Sony did the right thing by letting Marvel Studios help shape a new Spider-Man and allow it to breathe in its Marvel Cinematic Universe. While Sony is still hush-hush on whether Venom will exist in the same universe as Tom Holland’s Spider-Man, it’s evident about half way into the movie that Sony should have let Marvel Studios help shape the alien symbiote and its host. If people thought the 2007 iteration of the Venom character seen in Spider-Man 3 was bad, then just wait until they get a load of this one. Not even A-list star Tom Hardy, playing the host of a liquid-like form, is enough to save this new version of the character. Lazy, tone deaf, and laughable on just about every front, Venom isn’t a bad movie because it’s so bad it’s good, or that it feels like a movie from the early 2000’s, or that it’s rated PG-13 instead of R. It’s a bad movie because it’s just bad in every way, shape, and form.
Journalist Eddie Brock is trying to take down Carlton Drake, the notorious and brilliant founder of the Life Foundation. While investigating one of Drake’s experiments, Eddie’s body merges with the alien Venom — leaving him with superhuman strength and power. Twisted, dark and fueled by rage, Venom tries to control the new and dangerous abilities that Eddie finds so intoxicating.
As far as origin stories goes, Venom’s is about as unimaginative as they come. We meet Eddie Brock, who’s not exactly the best journalist, as he investigates a foundation who uses humans as guinea pigs for their tests and that also researches the symbiote that gives new purpose to Eddie’s life. The set-up leading to Eddie and the alien symbiote forming a bond to become the long-tongued beast is one of the biggest issues with the movie. Not only is it long and tedious, but it also takes almost an hour to get to what viewers are waiting for: their first full look at Venom; the movie itself is 90 minutes long before the credits roll. Once Venom appears, the movie becomes a different animal, as it morphs into a CGI conglomerate mess with an imbalance in tone coupled with even more poor story decisions.

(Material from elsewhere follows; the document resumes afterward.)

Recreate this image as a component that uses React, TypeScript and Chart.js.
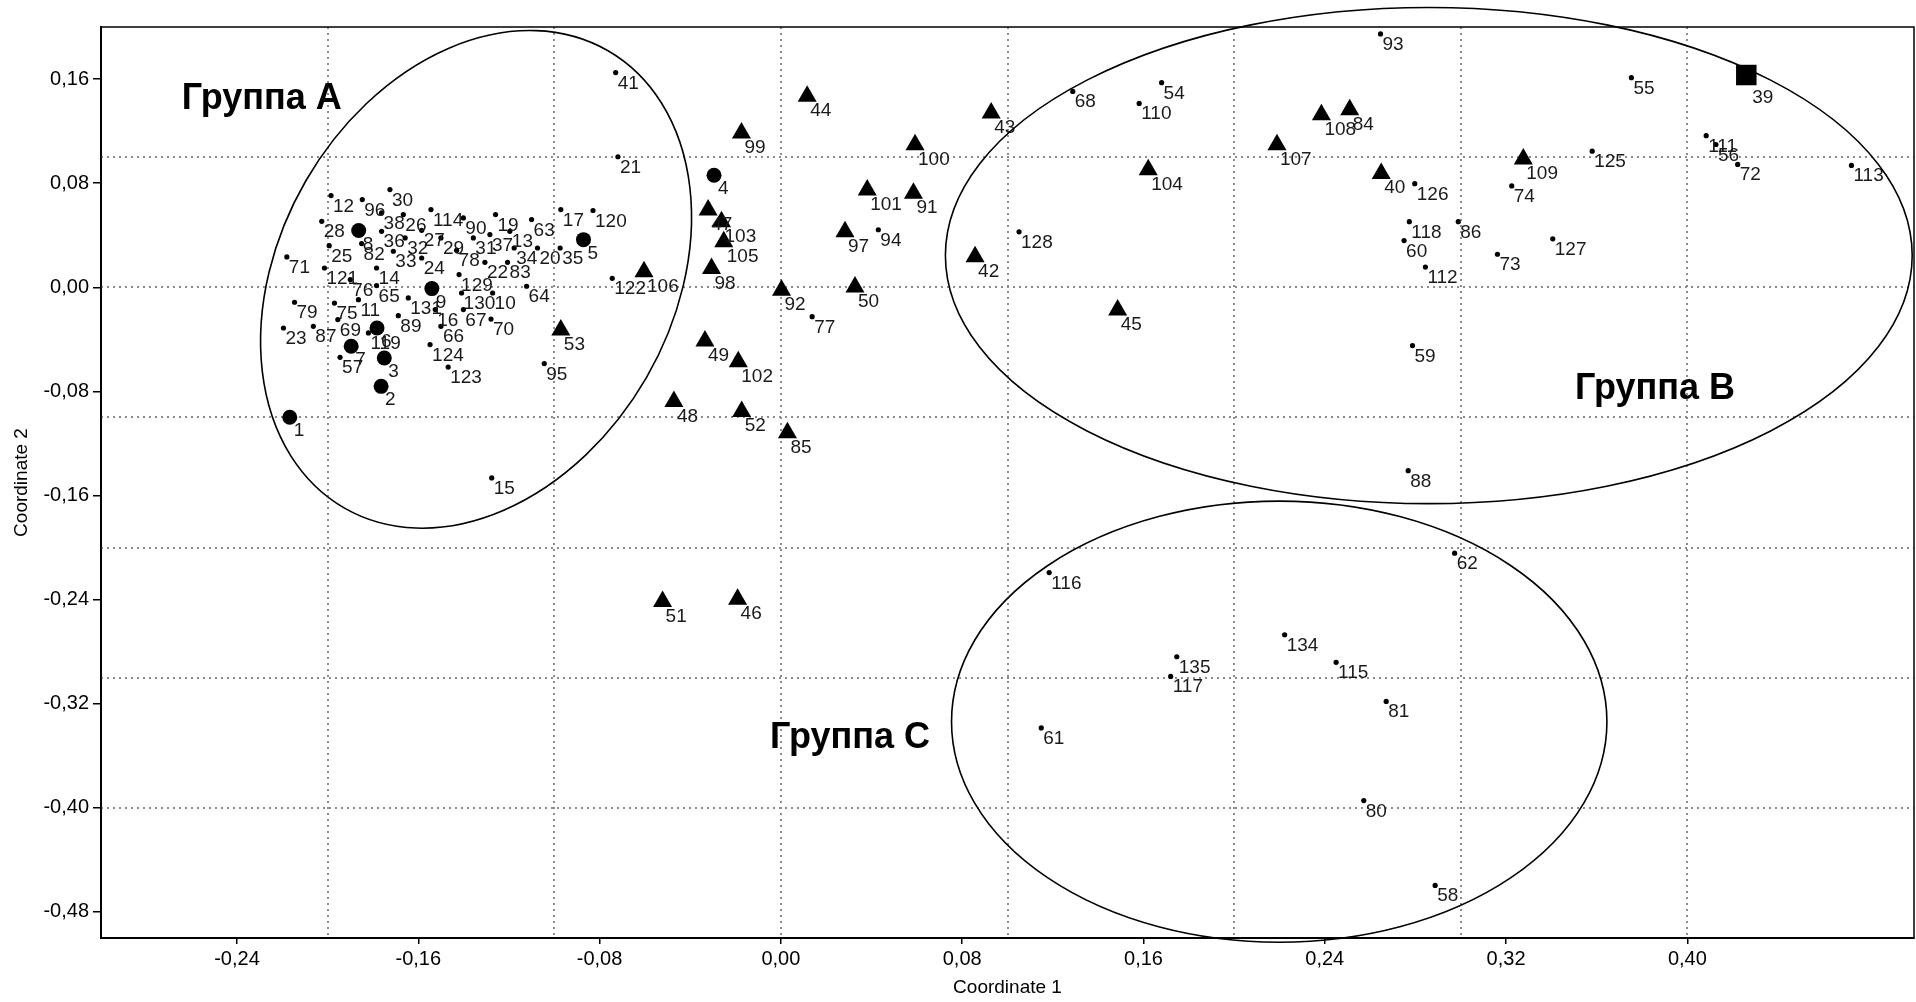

Sony has been promoting Venom with the tagline, “The world has enough superheroes.” For a movie that’s supposed to instill darkness with its characters and a moody setting that are all supposed to reflect anything but light, it’s odd that Eddie and his alien counterpart are anything but dark. We’re supposed to feel sympathetic to this guy, his life, and his efforts at doing the right thing? Venom is portrayed exactly like Batman, but with the notable exception that Venom kills bad people. The first couple of times the symbiote talks to Eddie as they try forming a bond, the conversations generate chuckles as the alien is hungry and demands food. Unfortunately, it turns into a running joke, and as is the case with most running jokes, it quickly becomes annoying. It seems painfully obvious that Venom may have been greenlit off the first draft of a script in need of some revisions to help with the tonal issues.
The only slight highlight in the movie is a chase scene involving a motorcycle and the symbiote helping Eddie escape. Other than that, the CGI-heavy action sequences involving Eddie and Venom are hit or miss, like whenever the liquid-like form is separate from Eddie or whenever the symbiote is by itself. And when Venom goes head-to-head with another symbiote, it’s an eyesore.
Sometimes, A-list actors like Tom Hardy can salvage movies like this by at least selling it to audiences that they (the actors) are invested in the roles they are playing; however, Hardy looks anything but committed to the role of Eddie. Maybe it’s the script or maybe he’s just here only to make Venom for his kid (true story). Either way, his character comes off as bizarre and uninteresting, whether he’s trying to be a journalist, screaming as the symbiote attaches itself to him, or giving into the symbiote. Other great actors are wasted in Venom as well. Michelle Williams is by the book as Eddie’s girlfriend (fun side note: it was revealed last week that the only reason she signed up for Venom was because of Tom Hardy) Riz Ahmed, a promising young talent, is wasted as a prototypical antagonist running an evil corporation, and Jenny Slate is just there as a scientist trying to do the right thing.
Everything you can imagine going wrong in Venom went wrong. Some might call it fascinating while others might call it entertaining. But there’s no beating around the bush that Venom is another prime example of a company trying to reap the benefits of a hot property/genre without having any idea of how to deliver quality and sustaining the interest of its audience for the future. We saw it with Warner Brothers’ DC Extended Universe (minus Wonder Woman) and the writing is on the wall at Sony, who hopes that Venom is the beginning of a Spider-Man villain universe for years to come. If Sony is smart, they will take a step back after the release of Venom and course correct this new universe while it’s still early. As Eddie and his alien symbiote say in an attempt to put a stamp on the comic book movie landscape, “We are Venom.” Unfortunately, audiences likely will respond with laughter and reply with, “We don’t care.”